By the chain rule,
$\frac{\partial x^{T}A^{T}y}{\partial \Sigma_{i,j}}=
\mbox{tr} \left( \left( \frac{\partial x^{T}A^{T}y}{\partial A^{T}} \right)^{T} \frac{\partial A^{T}}{\partial \Sigma_{i,j} } \right) $.
This chain rule formulation is described in many references on matrix calculus, such as The Matrix Cookbook of Petersen and Pedersen.
The first partial derivative is easy:
$ \frac{\partial x^{T}A^{T}y}{\partial A^{T}}=xy^{T}$.

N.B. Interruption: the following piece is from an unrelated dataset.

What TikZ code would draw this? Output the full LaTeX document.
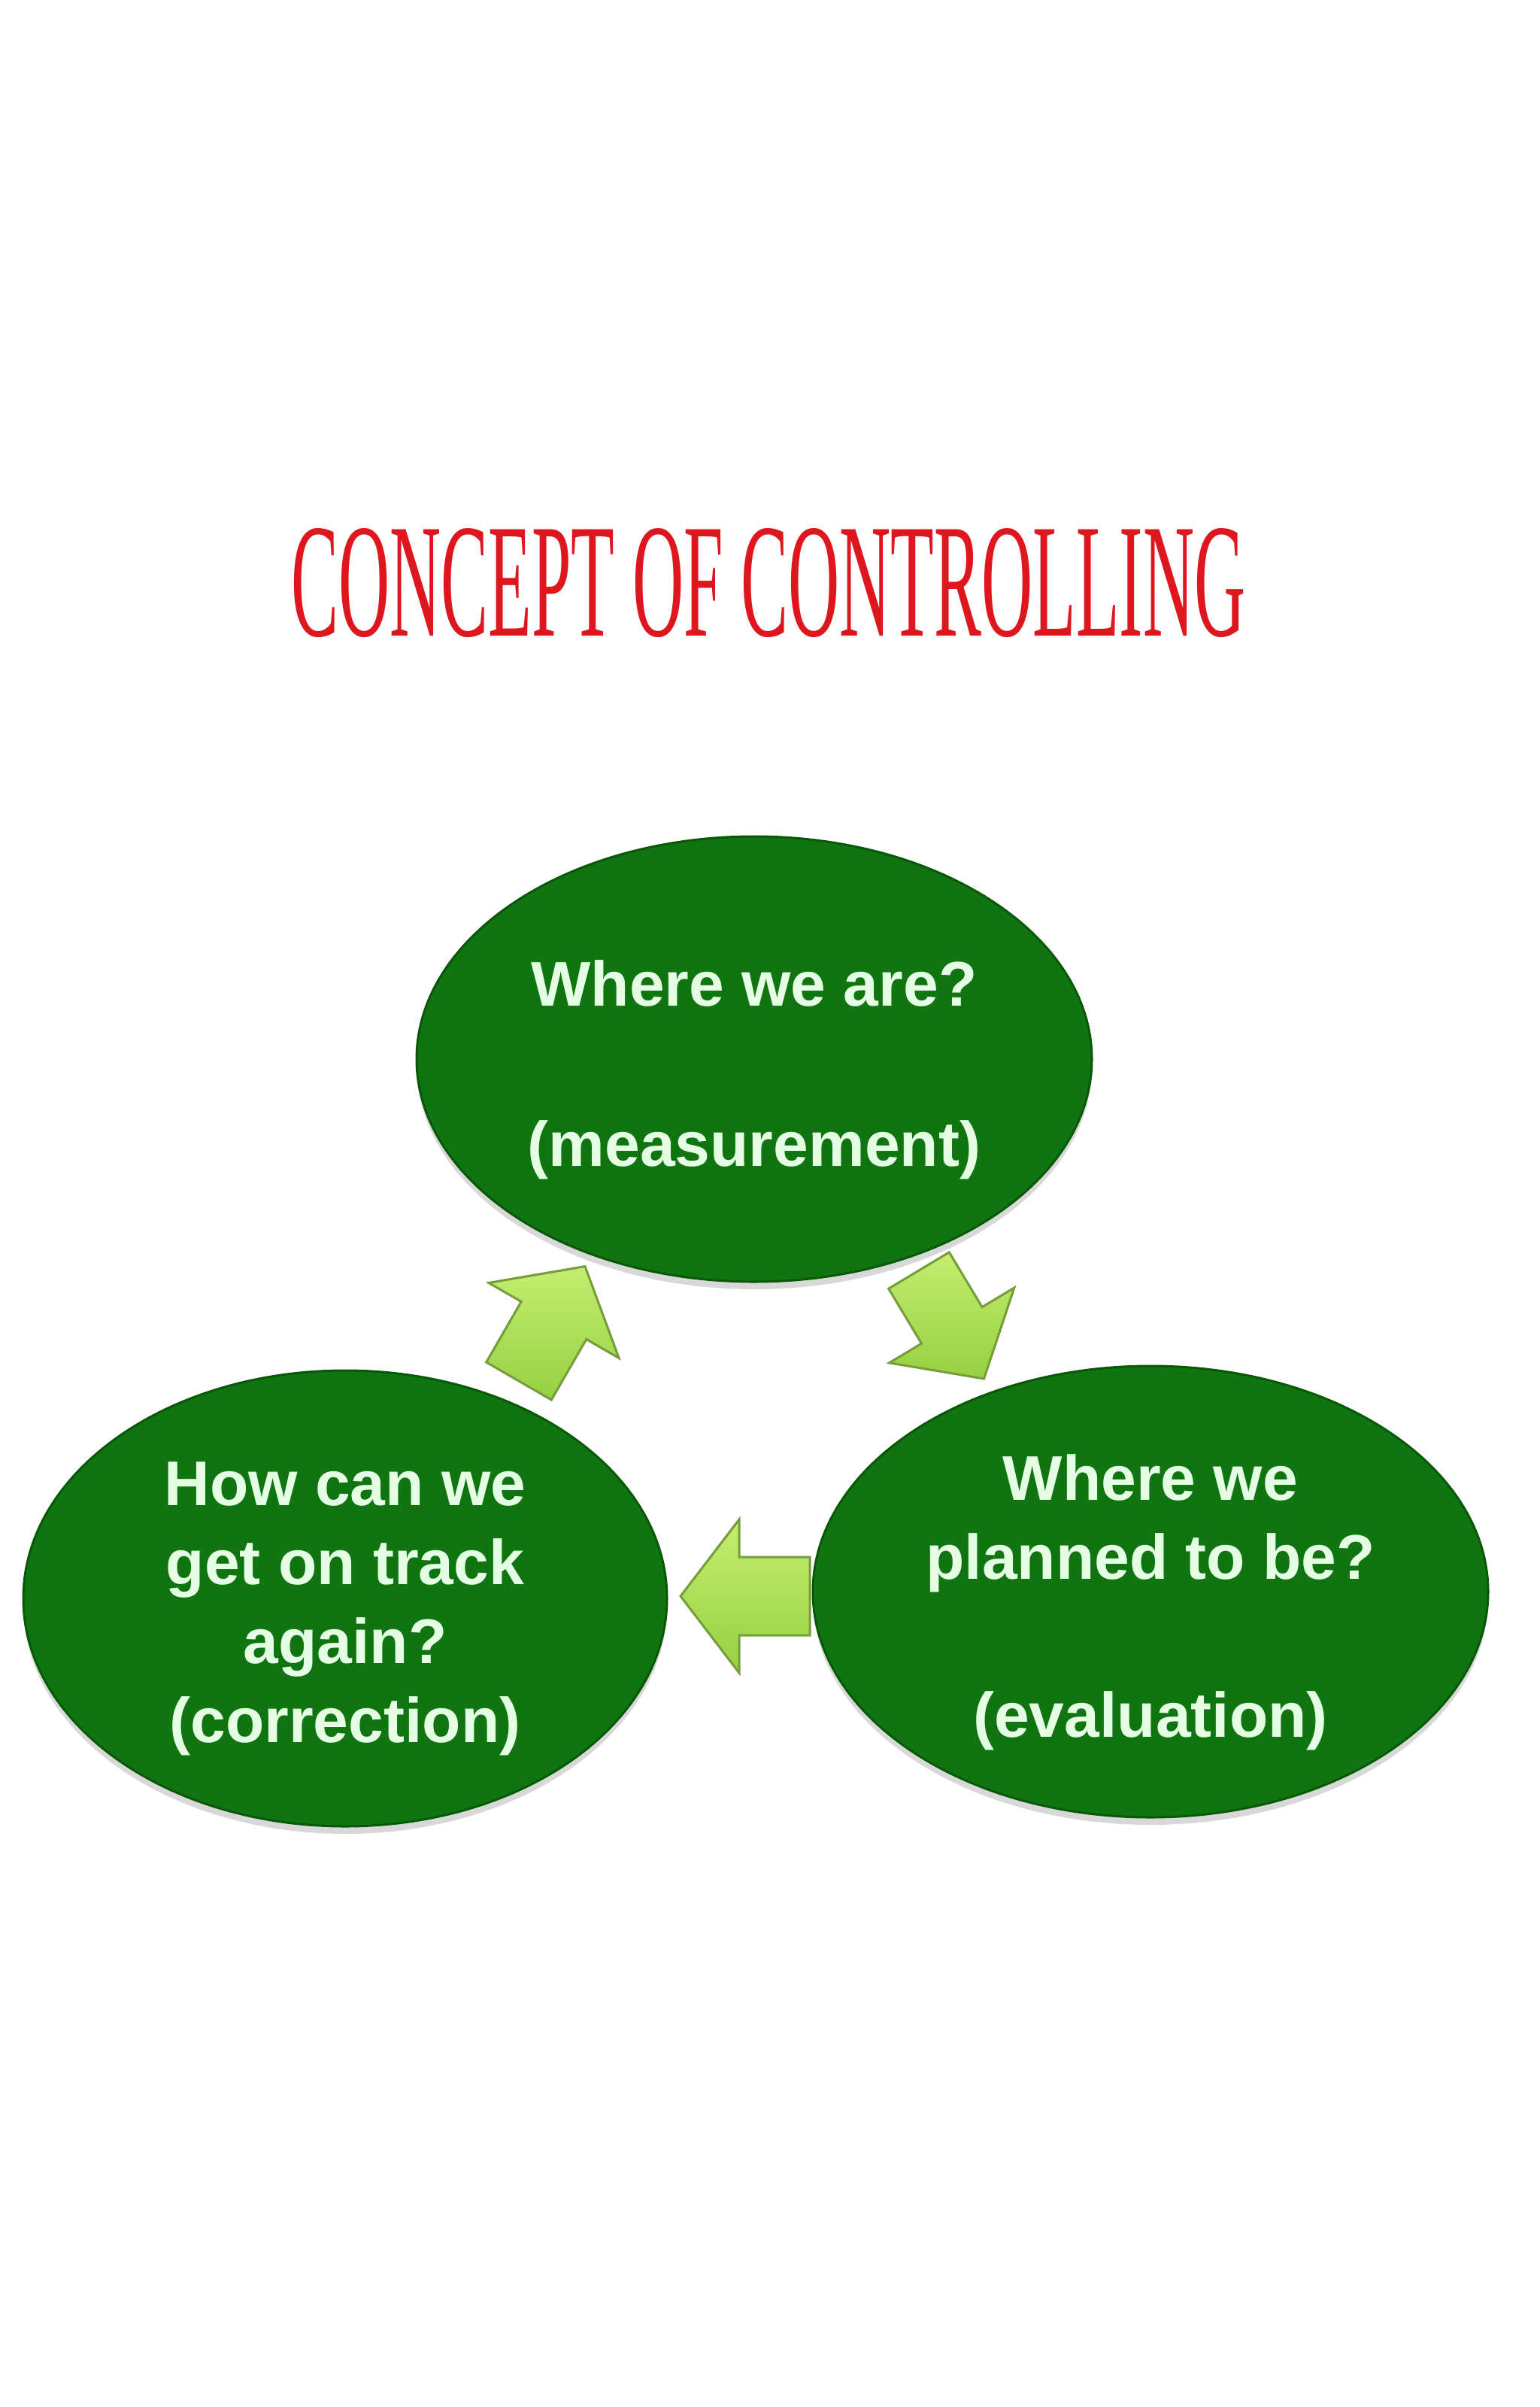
\documentclass[tikz,border=0pt]{standalone}
\usepackage{fontspec}
\setmainfont{Liberation Serif}
\newfontfamily\arialfam{Liberation Sans}
\usetikzlibrary{shapes.geometric,shadows}
\definecolor{ellgreen}{RGB}{16,116,16}
\definecolor{ellrim}{RGB}{8,88,8}
\definecolor{txtgreen}{RGB}{228,255,228}
\definecolor{arrfill}{RGB}{150,208,66}
\definecolor{arrlight}{RGB}{196,238,112}
\definecolor{arrrim}{RGB}{118,156,60}
\definecolor{titlered}{RGB}{222,22,30}
\definecolor{titlerim}{RGB}{170,20,25}
\tikzset{
  ellbox/.style={ellipse, fill=ellgreen, draw=ellrim, line width=1.5pt, inner sep=0pt,
    drop shadow={shadow xshift=0pt, shadow yshift=-5pt, opacity=0.25, fill=black!60}},
  elltext/.style={inner sep=0pt, text=txtgreen, font=\arialfam\bfseries\fontsize{42}{52.5}\selectfont, align=center},
  blockarrow/.style={draw=arrrim, line width=1.5pt, line join=miter, top color=arrlight, bottom color=arrfill}
}
% #1 x, #2 y (tail middle), #3 angle, #4 shaft length, #5 shaft half width, #6 head length, #7 head half width
\newcommand\myblockarrow[7]{%
  \begin{scope}[shift={(#1,#2)}, rotate=#3]
    \draw[blockarrow] (0,-#5) -- (#4,-#5) -- (#4,-#7) -- ({#4+#6},0) -- (#4,#7) -- (#4,#5) -- (0,#5) -- cycle;
  \end{scope}}
\begin{document}
\begin{tikzpicture}[x=0.5pt,y=-0.5pt]
  \useasboundingbox (0,0) rectangle (2048,3200);
  \fill[white] (0,0) rectangle (2048,3200);
  \node[text=titlered, inner sep=0pt] (title) at (1022,775)
    {\resizebox{634.5pt}{71.5pt}{\fontsize{100}{100}\selectfont CONCEPT OF CONTROLLING}};
  % block arrows
  \myblockarrow{690}{1836}{60}{93}{50}{83}{100}
  \myblockarrow{1222}{1689}{-59}{85}{47}{83}{97}
  \myblockarrow{1077}{2122}{180}{94}{52}{78}{102}
  % ellipses
  \node[ellbox, minimum width=449pt, minimum height=296pt] (measure) at (1003,1408) {};
  \node[elltext] (measure text) at ([yshift=-7pt]measure.center) {Where we are?\\[54pt](measurement)};
  \node[ellbox, minimum width=449pt, minimum height=300pt] (evaluate) at (1530,2116) {};
  \node[elltext] (evaluate text) at ([yshift=-7pt]evaluate.center) {Where we\\planned to be?\\[52.5pt](evaluation)};
  \node[ellbox, minimum width=428pt, minimum height=303pt] (correct) at (459,2125) {};
  \node[elltext] (correct text) at ([yshift=-7pt]correct.center) {How can we\\get on track\\again?\\(correction)};
\end{tikzpicture}
\end{document}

You can find a useful formula for the derivative of the Cholesky factor with respect to elements of $\Sigma$ on page 211 of Bayesian Filter and Smoothing by Simo Sarkka
(Note that the book uses $P=AA^{T}$ rather than $\Sigma=A^{T}A$, so the notation is complicated. I've transposed everything in the book to match the notation used in your statement of the problem.) After the change of notation, this formula gives:
$\frac{\partial A^{T}}{\partial \Sigma_{i,j}}=A^{T} \Phi \left(A^{-T} E_{i,j} A^{-1} \right) $
where $\Phi_{k,l}(M)=M_{k,l}$ if $k>l$, $\Phi_{k,l}(M)=M_{k,l}/2$ if $k=l$, and $\Phi_{k,l}(M)=0$ if $k<l$. This is basically the lower triangle of the matrix but with the diagonal divided by 2. $E_{i,j}$ is the zero matrix with one's in the $(i,j)$ and $(j,i)$ positions.
I can't see any particular way to simplify this further.
I have tested this in MATLAB by comparing the formula against a finite difference approximation and the results match up.